Avoid the session mechanism. The ``session'' mechanism is handy for storing persistent data, but its current implementation has many problems. First, it stores information in temporary files - so if you're on a multi-hosted system, you open yourself up to many attacks and revelations. Even those who aren't currently multi-hosted may find themselves multi-hosted later! There are also ambiguities if you're not careful (``is this the session value or an attacker's value''?) and this is another case where an attacker can force a file to reside on the server with content of their choosing - a dangerous situation - and the attacker can even control to some extent the name of the file where this data will be placed.
For all inputs, check that they match a pattern for acceptability (as with any language), and then use type casting to coerce non-string data into the type it should have. PHP is loosely typed, and this can cause trouble. For example, if an input datum has the value "000", it won't be equal to "0" nor is it empty(). This is particularly important for associative arrays, because their indexes are strings; this means that $data["000"] is different than $data["0"]. For example, to make sure $bar has type double (after making sure it only has the format legal for a double):
$bar = (double) $bar;
Be especially careful of risky functions. This includes those that perform PHP code execution (e.g., require(), include(), eval(), preg_replace()), command execution (e.g., exec(), passthru(), the backtick operator, system(), and popen()), and open files (e.g., fopen(), readfile(), and file()). This is not an exhaustive list!
Use magic_quotes_gpc() where appropriate - this eliminates many kinds of attacks.
Try to avoid using use PHP for larger programs, unless you can configure your PHP configuration to set register_globals off. This is too bad - PHP has some nice properties. However, as programs get larger, it's just too hard to ensure that you really reset every single variable. If you can set register_globals off, first have your program check to make sure that register_globals really is off (it's fairly easy to accidentally return to the defaults). Then, develop ``helper'' functions to easily check and import a selected list of (expected) inputs.

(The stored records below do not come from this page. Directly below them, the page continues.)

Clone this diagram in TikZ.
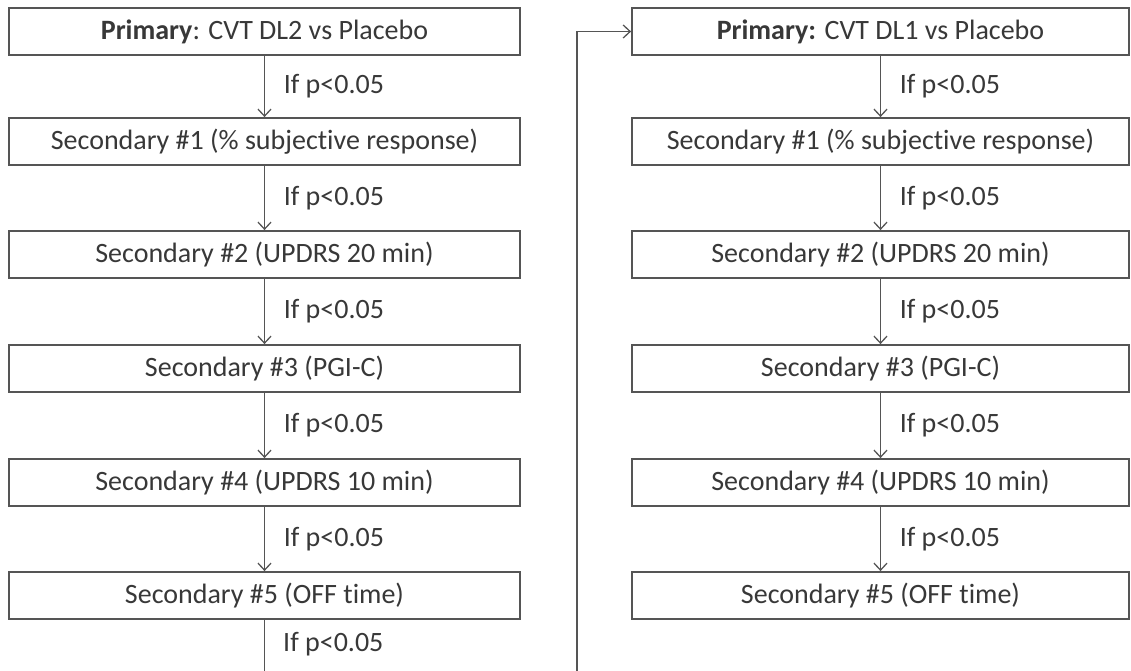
\documentclass[tikz,border=0pt]{standalone}
\usepackage{fontspec}
\setmainfont[Ligatures=NoCommon]{Carlito}
\usetikzlibrary{arrows.meta}
\definecolor{linegray}{HTML}{555555}
\definecolor{textgray}{HTML}{383838}
\tikzset{
  lbox/.style={draw=linegray, line width=1.8pt, fill=white, minimum width=511pt, minimum height=47pt, inner sep=0pt, text=textgray, font=\fontsize{28}{32}\selectfont},
  rbox/.style={lbox, minimum width=497pt},
  arr/.style={draw=linegray, line width=1.5pt, -{Straight Barb[length=7pt,width=13pt,line width=1.3pt]}},
  cond/.style={text=textgray, font=\fontsize{28}{32}\selectfont, anchor=west, inner sep=0pt}
}
\begin{document}
\begin{tikzpicture}[x=1pt,y=-1pt]
\useasboundingbox (0,0) rectangle (1131,671);
% left column
\node[lbox] (L0) at (264.5,31.5) {\textbf{Primary}: CVT DL2 vs Placebo};
\node[lbox] (L1) at (264.5,141.5) {Secondary \#1 (\% subjective response)};
\node[lbox] (L2) at (264.5,254.5) {Secondary \#2 (UPDRS 20 min)};
\node[lbox] (L3) at (264.5,368.5) {Secondary \#3 (PGI-C)};
\node[lbox] (L4) at (264.5,482.5) {Secondary \#4 (UPDRS 10 min)};
\node[lbox] (L5) at (264.5,595.5) {Secondary \#5 (OFF time)};
% right column
\node[rbox] (R0) at (880.5,31.5) {\textbf{Primary:} CVT DL1 vs Placebo};
\node[rbox] (R1) at (880.5,141.5) {Secondary \#1 (\% subjective response)};
\node[rbox] (R2) at (880.5,254.5) {Secondary \#2 (UPDRS 20 min)};
\node[rbox] (R3) at (880.5,368.5) {Secondary \#3 (PGI-C)};
\node[rbox] (R4) at (880.5,482.5) {Secondary \#4 (UPDRS 10 min)};
\node[rbox] (R5) at (880.5,595.5) {Secondary \#5 (OFF time)};
% arrows
\foreach \a/\b in {L0/L1,L1/L2,L2/L3,L3/L4,L4/L5,R0/R1,R1/R2,R2/R3,R3/R4,R4/R5}{
  \draw[arr] (\a.south) -- (\b.north) node[midway, cond, xshift=18.5pt] (c\a) {If p<0.05};
}
% bottom connector
\coordinate (cornA) at (264.5,675);
\coordinate (cornB) at (577,675);
\draw[arr] (L5.south) -- (cornA) -- (cornB) |- (R0.west);
\node[cond] (cL5) at (283,644) {If p<0.05};
\end{tikzpicture}
\end{document}
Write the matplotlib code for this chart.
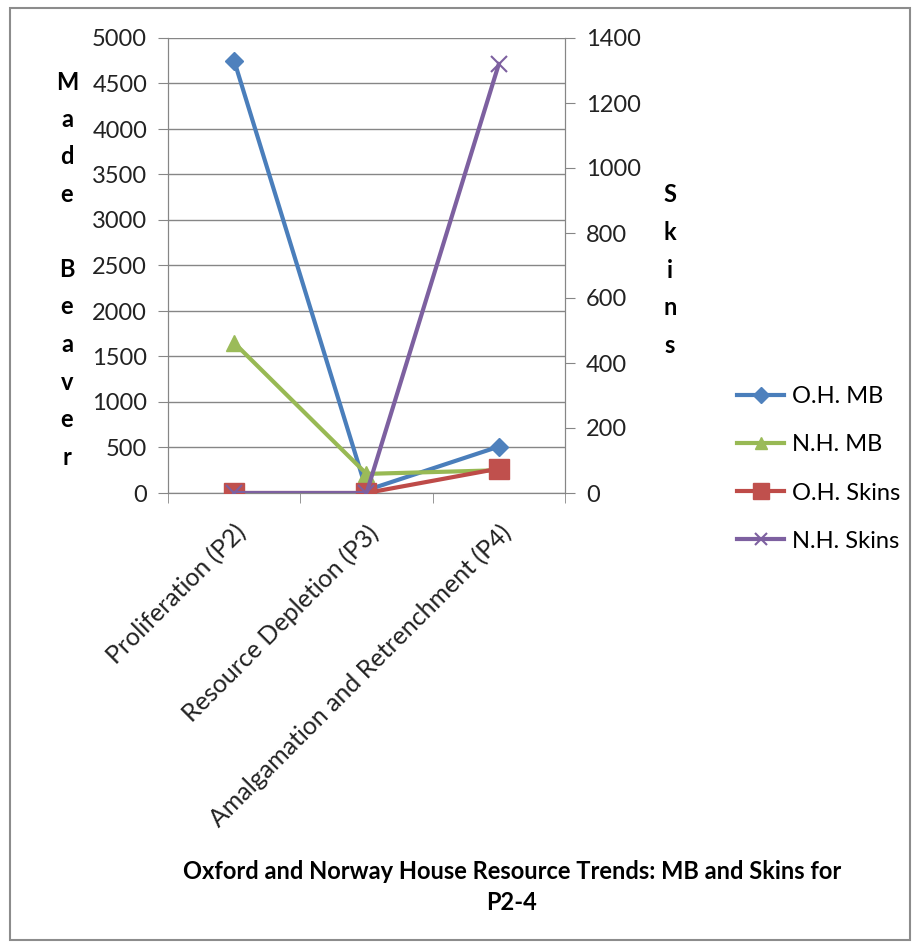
import matplotlib
matplotlib.use("Agg")
import matplotlib.pyplot as plt
from matplotlib.patches import Rectangle
from matplotlib.ticker import FixedLocator

plt.rcParams["font.family"] = ["Lato", "DejaVu Sans"]

categories = ["Proliferation (P2)", "Resource Depletion (P3)", "Amalgamation and Retrenchment (P4)"]
oh_mb = [4750, 30, 510]
nh_mb = [1650, 210, 250]
oh_skins = [0, 0, 75]
nh_skins = [0, 0, 1320]
mb_ticks = list(range(0, 5001, 500))
skin_ticks = list(range(0, 1401, 200))

W, H = 920, 946
fig = plt.figure(figsize=(W / 100, H / 100), dpi=100)
fig.patch.set_facecolor("white")

ax = fig.add_axes([168 / W, 1 - 493 / H, (565 - 168) / W, (493 - 38) / H])
ax2 = ax.twinx()

x = list(range(len(categories)))
grey = "#868686"

ax.plot(x, oh_mb, color="#4A7EBB", lw=3, marker="D", ms=9, mfc="#4F81BD", mec="#4F81BD", label="O.H. MB", zorder=3)
ax.plot(x, nh_mb, color="#98B954", lw=3, marker="^", ms=11, mfc="#9BBB59", mec="#9BBB59", label="N.H. MB", zorder=3)
ax2.plot(x, oh_skins, color="#BE4B48", lw=3, marker="s", ms=14, mfc="#C0504D", mec="#C0504D", label="O.H. Skins", zorder=3)
ax2.plot(x, nh_skins, color="#7D60A0", lw=3, marker="x", ms=11, mew=1.5, mec="#7D60A0", label="N.H. Skins", zorder=4)

ax.set_xlim(-0.5, len(categories) - 0.5)
ax.set_ylim(0, 5000)
ax2.set_ylim(0, 1400)
ax.set_yticks(mb_ticks)
ax2.set_yticks(skin_ticks)
ax.grid(axis="y", color=grey, lw=1)
ax.set_axisbelow(True)

ax.set_xticks(x)
ax.set_xticklabels(categories, rotation=45, ha="right", va="top", rotation_mode="anchor", fontsize=18, color="#222222")
ax.tick_params(axis="x", which="major", length=0, pad=20)
ax.xaxis.set_minor_locator(FixedLocator([-0.5, 0.5, 1.5, 2.5]))
ax.tick_params(axis="x", which="minor", length=7, color=grey, direction="out")
ax.tick_params(axis="y", length=7, color=grey, labelsize=17, pad=8, labelcolor="#222222")
ax2.tick_params(axis="y", length=7, color=grey, labelsize=17, pad=8, labelcolor="#222222")

for a in (ax, ax2):
    for s in a.spines.values():
        s.set_color(grey)
    a.spines["top"].set_visible(False)

# vertical axis titles, one letter per line
for i, ch in enumerate("Made Beaver"):
    fig.text(67 / W, 1 - (82 + i * 37.5) / H, ch, ha="center", va="center", fontsize=17, fontweight="bold")
for i, ch in enumerate("Skins"):
    fig.text(670 / W, 1 - (195 + i * 37.5) / H, ch, ha="center", va="center", fontsize=17, fontweight="bold")

h1, l1 = ax.get_legend_handles_labels()
h2, l2 = ax2.get_legend_handles_labels()
fig.legend(h1 + h2, l1 + l2, loc="upper left", bbox_to_anchor=(716 / W, 1 - 365 / H),
           frameon=False, fontsize=17, numpoints=1, handlelength=2.0, handletextpad=0.3,
           labelspacing=1.15, markerscale=0.85)

fig.text(512 / W, 1 - 887 / H, "Oxford and Norway House Resource Trends: MB and Skins for\nP2-4",
         ha="center", va="center", fontsize=17, fontweight="bold", linespacing=1.45)

fig.patches.append(Rectangle((10 / W, 1 - 940 / H), 900 / W, 932 / H, transform=fig.transFigure,
                             fill=False, edgecolor="#8c8c8c", lw=1.5))

fig.savefig("out.png", dpi=100)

PHP is widely used, and hopefully future versions of PHP will modified so that it's easier to write secure programs in PHP. I think it's sad that a language that's intended to support ease-of-use turns out to be so hard to use securely; in my mind, the current defaults aren't easy to use at all! It wouldn't be hard to overcome these problems. For example, perhaps PHP could support a different file extension (such as .php6 or .sphp for ``secure PHP'') that had more secure defaults. The secure default should include setting ``register_globals'' to ``off'', and also including several functions to make it much easier to for users to specify and limit the input they'll accept from external sources. Then web servers (such as Apache) could separately configure this secure PHP installation. Routines could be placed in the PHP library to make it easy for users to list the input variables they want to accept; some functions could check the patterns these variables must have and/or the type that the variable must be coerced to. In my opinion, PHP is currently a bad choice for secure web development (register_globals is on), but PHP could be trivially modified to become a reasonable choice.